Low-Precision Computation

SGHMC is robust to low-precision quantization: momentum-based updates low-pass filter gradient and quantization noise, achieving faster convergence and greater error tolerance than SGLD in reduced-precision regimes. Empirically, full-precision and low-precision variants of SGHMC match or outperform SGLD under aggressive quantization, even on large-scale deep learning tasks (Wang et al., 2023).

Bias and Correctness

SGHMC is not generally correctable by Metropolis–Hastings (MH) accept/reject steps due to the lack of microscopic reversibility in the common Euler–Maruyama integrators, meaning its asymptotic bias cannot be eliminated by standard MH corrections (Garriga-Alonso et al., 2021). Alternatives such as the reversible BAOAB/OBABO integrators or occasionally applied MH corrections (e.g., AMAGOLD) can restore exactness at increased computational cost (Garriga-Alonso et al., 2021, Zhang et al., 2020).

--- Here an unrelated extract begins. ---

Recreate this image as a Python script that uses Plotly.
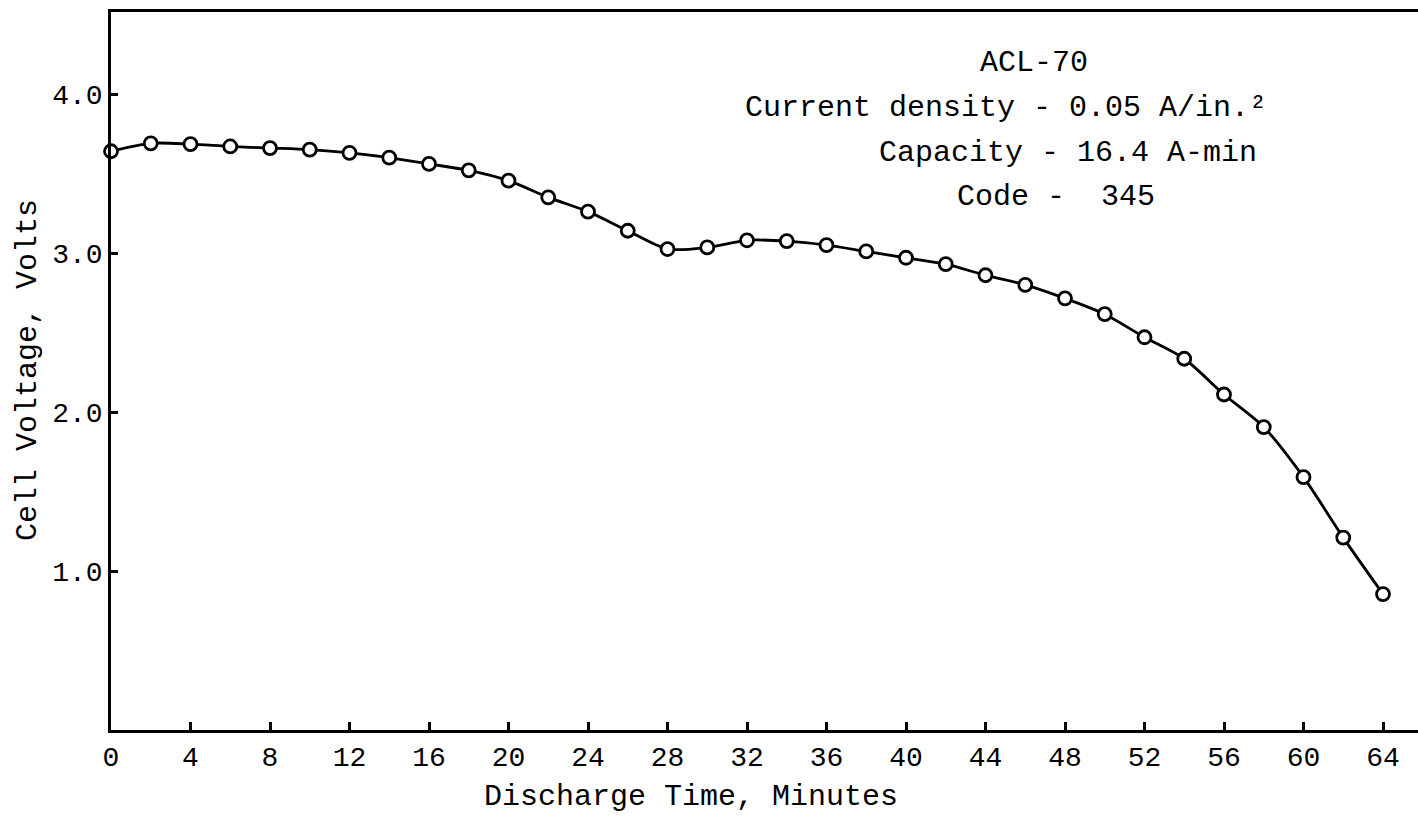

Nonsmooth and Discontinuous Gradients

SGHMC convergence extends to settings with discontinuous stochastic gradients, as arise in ReLU neural network training or quantile estimation. Under average Lipschitz continuity (in expectation), SGHMC retains its non-asymptotic convergence rates in Wasserstein distance and excess risk, enabling theoretical control for nonsmooth deep learning tasks (Liang et al., 25 Sep 2024).

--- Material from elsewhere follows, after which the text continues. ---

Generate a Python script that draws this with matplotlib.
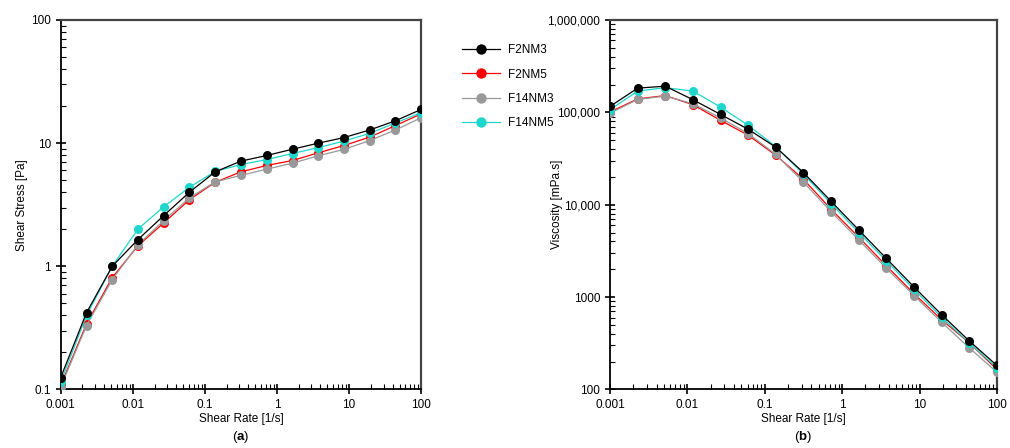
import matplotlib
matplotlib.use("Agg")
import matplotlib.pyplot as plt
from matplotlib.ticker import LogLocator, FixedLocator, FixedFormatter, NullFormatter

# --- data ---
shear_rate = [0.001, 0.00228, 0.00518, 0.0118, 0.0268, 0.0611, 0.139, 0.316,
              0.720, 1.64, 3.73, 8.48, 19.3, 43.9, 100]

series_names = ["F2NM3", "F2NM5", "F14NM3", "F14NM5"]
series_colors = ["#000000", "#ff0000", "#999999", "#1fd6cc"]
series_z = [6, 3, 4, 5]

stress_f2nm3 = [0.125, 0.42, 1.0, 1.65, 2.58, 4.0, 5.85, 7.15, 7.94, 8.93, 10.0, 11.1, 12.8, 15.2, 18.8]
stress_f2nm5 = [0.108, 0.34, 0.81, 1.47, 2.25, 3.48, 4.82, 5.85, 6.59, 7.23, 8.35, 9.57, 11.2, 13.9, 17.3]
stress_f14nm3 = [0.105, 0.33, 0.78, 1.50, 2.35, 3.60, 4.85, 5.48, 6.15, 6.88, 7.9, 8.89, 10.5, 12.8, 16.1]
stress_f14nm5 = [0.115, 0.40, 1.0, 2.01, 3.04, 4.39, 5.9, 6.7, 7.36, 8.24, 9.2, 10.4, 12.0, 14.6, 17.7]

visc_f2nm3 = [116000, 183000, 192000, 137000, 95000, 65600, 41900, 22300, 10900, 5330, 2620, 1290, 646, 336, 182]
visc_f2nm5 = [100800, 140000, 152000, 121000, 82000, 56500, 34300, 18900, 8920, 4450, 2180, 1090, 570, 320, 165]
visc_f14nm3 = [98000, 138000, 150000, 124000, 87000, 59000, 35000, 17600, 8400, 4160, 2050, 1040, 535, 282, 154]
visc_f14nm5 = [107000, 170000, 185000, 170000, 114000, 72400, 42500, 21500, 10300, 5000, 2460, 1210, 605, 320, 172]

stress = [stress_f2nm3, stress_f2nm5, stress_f14nm3, stress_f14nm5]
visc = [visc_f2nm3, visc_f2nm5, visc_f14nm3, visc_f14nm5]

x_ticks = [0.001, 0.01, 0.1, 1, 10, 100]
x_labels = ["0.001", "0.01", "0.1", "1", "10", "100"]
y1_ticks = [0.1, 1, 10, 100]
y1_labels = ["0.1", "1", "10", "100"]
y2_ticks = [100, 1000, 10000, 100000, 1000000]
y2_labels = ["100", "1000", "10,000", "100,000", "1,000,000"]

plt.rcParams['font.family'] = ['Liberation Sans', 'DejaVu Sans']
plt.rcParams['font.size'] = 8
plt.rcParams['mathtext.fontset'] = 'custom'
plt.rcParams['mathtext.rm'] = 'Liberation Sans'
plt.rcParams['mathtext.bf'] = 'Liberation Sans:bold'

fig = plt.figure(figsize=(10.1, 4.48), dpi=100)
ax1 = fig.add_axes([0.0601, 0.1306, 0.357, 0.8248])
ax2 = fig.add_axes([0.604, 0.1306, 0.383, 0.8248])


def style_axis(ax, yticks, ylabels, ylim, ylabel, panel, ylabel_x):
    ax.set_xscale('log')
    ax.set_yscale('log')
    ax.set_xlim(0.001, 100)
    ax.set_ylim(*ylim)
    ax.xaxis.set_major_locator(FixedLocator(x_ticks))
    ax.xaxis.set_major_formatter(FixedFormatter(x_labels))
    ax.yaxis.set_major_locator(FixedLocator(yticks))
    ax.yaxis.set_major_formatter(FixedFormatter(ylabels))
    ax.xaxis.set_minor_locator(LogLocator(base=10, subs=range(2, 10), numticks=20))
    ax.yaxis.set_minor_locator(LogLocator(base=10, subs=range(2, 10), numticks=20))
    ax.xaxis.set_minor_formatter(NullFormatter())
    ax.yaxis.set_minor_formatter(NullFormatter())
    ax.tick_params(which='major', direction='inout', length=7, width=1.2,
                   labelsize=8.5, top=False, right=False)
    ax.tick_params(which='minor', direction='in', length=3.5, width=0.8,
                   top=False, right=False)
    for side in ['left', 'bottom']:
        ax.spines[side].set_linewidth(1.3)
        ax.spines[side].set_color('black')
    for side in ['top', 'right']:
        ax.spines[side].set_linewidth(1.6)
        ax.spines[side].set_color('#444444')
    ax.set_xlabel('Shear Rate [1/s]', fontsize=8.5, labelpad=1)
    ax.set_ylabel(ylabel, fontsize=8.5)
    ax.yaxis.set_label_coords(ylabel_x, 0.5)
    ax.text(0.5, -0.128, '(' + r'$\mathbf{' + panel + '}$' + ')', transform=ax.transAxes,
            ha='center', va='center', fontsize=9.5)


for vals, name, col, z in zip(stress, series_names, series_colors, series_z):
    ax1.plot(shear_rate, vals, color=col, lw=0.9, marker='o', ms=6.5,
             markeredgewidth=0, label=name, zorder=z)
for vals, name, col, z in zip(visc, series_names, series_colors, series_z):
    ax2.plot(shear_rate, vals, color=col, lw=0.9, marker='o', ms=6.5,
             markeredgewidth=0, label=name, zorder=z)

style_axis(ax1, y1_ticks, y1_labels, (0.1, 100), 'Shear Stress [Pa]', 'a', -0.092)
style_axis(ax2, y2_ticks, y2_labels, (100, 1000000), 'Viscosity [mPa.s]', 'b', -0.122)

handles, labels = ax1.get_legend_handles_labels()
fig.legend(handles, labels, loc='upper left', bbox_to_anchor=(0.447, 0.925),
           frameon=False, fontsize=8.5, handlelength=3.2, labelspacing=1.05,
           handletextpad=0.7, markerscale=1.15)

fig.savefig('out.png', dpi=100)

5. Applications and Empirical Results

SGHMC is widely deployed in Bayesian neural networks, variational deep Gaussian processes, stochastic nonconvex learning, and distributed inference. Empirical studies consistently report:

Faster mixing and optimization than SGLD or basic SGD, especially on highly multimodal posteriors (Chen et al., 2014, Luo et al., 2018).
Robust uncertainty estimation and calibration in high-dimensional problems such as Bayesian neural nets for MNIST, CIFAR-10/100, and large-scale regression and classification (Wang et al., 2023, Springenberg et al., 2016).
Improved generalization and test likelihoods in deep models compared to overdamped samplers (Gao et al., 2018, Li et al., 2018).
Effective operation in decentralized and parallel computing settings (Springenberg et al., 2016, Gürbüzbalaban et al., 2020).

Advanced extensions such as meta-learned SGHMC ("NNSGHMC") further improve adaptation and generalization by learning state-dependent drifts and diffusions (Gong et al., 2018).

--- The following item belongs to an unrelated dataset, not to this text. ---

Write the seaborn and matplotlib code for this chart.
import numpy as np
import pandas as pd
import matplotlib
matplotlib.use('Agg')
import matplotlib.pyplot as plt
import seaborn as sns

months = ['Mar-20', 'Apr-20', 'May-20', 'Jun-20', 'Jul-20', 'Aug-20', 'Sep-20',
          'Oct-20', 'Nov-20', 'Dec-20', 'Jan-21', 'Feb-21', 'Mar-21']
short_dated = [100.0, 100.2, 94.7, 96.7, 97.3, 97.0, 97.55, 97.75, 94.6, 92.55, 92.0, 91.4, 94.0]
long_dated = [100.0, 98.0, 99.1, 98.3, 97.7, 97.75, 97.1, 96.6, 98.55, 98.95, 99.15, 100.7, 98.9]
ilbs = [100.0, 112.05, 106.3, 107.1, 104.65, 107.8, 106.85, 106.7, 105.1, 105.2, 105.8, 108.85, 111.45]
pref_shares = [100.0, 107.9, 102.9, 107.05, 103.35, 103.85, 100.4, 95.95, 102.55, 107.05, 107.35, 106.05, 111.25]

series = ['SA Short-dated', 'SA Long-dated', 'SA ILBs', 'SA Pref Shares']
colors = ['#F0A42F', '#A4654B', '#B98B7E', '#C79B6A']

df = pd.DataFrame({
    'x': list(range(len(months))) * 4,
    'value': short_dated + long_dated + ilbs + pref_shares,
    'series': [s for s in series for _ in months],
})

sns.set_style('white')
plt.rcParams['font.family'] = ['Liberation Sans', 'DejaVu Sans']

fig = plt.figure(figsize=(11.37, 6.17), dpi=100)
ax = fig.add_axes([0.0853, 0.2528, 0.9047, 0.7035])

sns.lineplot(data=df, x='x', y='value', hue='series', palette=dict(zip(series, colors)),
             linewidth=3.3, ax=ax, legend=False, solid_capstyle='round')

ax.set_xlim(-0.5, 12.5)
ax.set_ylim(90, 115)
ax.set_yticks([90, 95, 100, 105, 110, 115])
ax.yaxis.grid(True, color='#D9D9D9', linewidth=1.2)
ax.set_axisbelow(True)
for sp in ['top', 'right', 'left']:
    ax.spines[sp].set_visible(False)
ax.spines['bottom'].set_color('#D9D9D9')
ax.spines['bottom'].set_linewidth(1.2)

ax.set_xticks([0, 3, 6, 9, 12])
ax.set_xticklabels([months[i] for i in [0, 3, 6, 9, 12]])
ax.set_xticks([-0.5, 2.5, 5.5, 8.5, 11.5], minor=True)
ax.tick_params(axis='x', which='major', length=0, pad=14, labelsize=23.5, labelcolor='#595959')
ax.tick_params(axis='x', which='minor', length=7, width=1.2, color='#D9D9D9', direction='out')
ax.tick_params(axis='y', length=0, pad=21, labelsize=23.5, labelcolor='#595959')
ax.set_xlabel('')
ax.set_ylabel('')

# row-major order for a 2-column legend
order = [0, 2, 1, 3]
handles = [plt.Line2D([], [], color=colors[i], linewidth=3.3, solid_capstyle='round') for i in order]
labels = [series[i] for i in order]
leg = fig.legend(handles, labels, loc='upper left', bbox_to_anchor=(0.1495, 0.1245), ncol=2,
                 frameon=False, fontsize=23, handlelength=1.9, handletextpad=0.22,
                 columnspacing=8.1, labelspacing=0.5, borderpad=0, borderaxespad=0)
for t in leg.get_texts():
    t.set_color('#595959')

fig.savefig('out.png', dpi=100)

6. Limitations and Prospects

Bias Control: Without properly tuned noise-injection or corrective schemes (e.g., BAOAB with MH), bias in SGHMC cannot be entirely eliminated at finite step size. Asymptotic correctness requires either vanishing step sizes or exact reversibility, which may impact speed (Garriga-Alonso et al., 2021, Zhang et al., 2020).
Hyperparameter Sensitivity: Choice of $\epsilon$ , $\gamma$ , and mass matrix $M$ is critical; requires careful calibration.
Dimension Dependence: Theoretical constants can scale exponentially with problem dimension and inverse temperature in worst-case settings (Akyildiz et al., 2020, Gao et al., 2018).
Model-Specific Adaptation: Generic SGHMC may be suboptimal for specific models; meta-learned dynamics can mitigate this (Gong et al., 2018).
Mixing Efficiency: For highly multimodal, isolated energy basins, parallel tempering and adaptive thermostats are effective, but at increased computational or communication cost (Luo et al., 2018).

Ongoing developments include high-order and adaptive integrators, variance-reduction techniques, distributed and low-precision algorithms, and meta-learned or geometry-aware stochastic dynamics.

Table: SGHMC Variant Summary

Variant	Key Feature	Reference
Standard SGHMC	Euler–Maruyama, fixed friction	(Chen et al., 2014)
Symmetric splitting	Higher-order ABOBA/BAOAB integrator	(Chen et al., 2016)
Variance-reduced SGHMC	SVRG/SAGA control variates	(Li et al., 2018)
Parallel-tempered	Nosé–Hoover + replica exchange	(Luo et al., 2018)
Elastic-coupled	Asynchronous, distributed coupling	(Springenberg et al., 2016)
Low-precision	Quantized weights/gradients	(Wang et al., 2023)
Meta-learned (NNSGHMC)	Neural, state-dependent dynamics	(Gong et al., 2018)
Decentralized	Network-averaged MCMC	(Gürbüzbalaban et al., 2020)
Amortized Metropolis	Deferred MH correction	(Zhang et al., 2020)
Nonsmooth gradients	Discontinuity, ReLU networks	(Liang et al., 25 Sep 2024)

Stochastic Gradient Hamiltonian Monte Carlo remains a cornerstone for scalable Bayesian computation, with rigorous non-asymptotic theory, algorithmic flexibility, and broad applicability from deep learning to nonconvex optimization and distributed inference.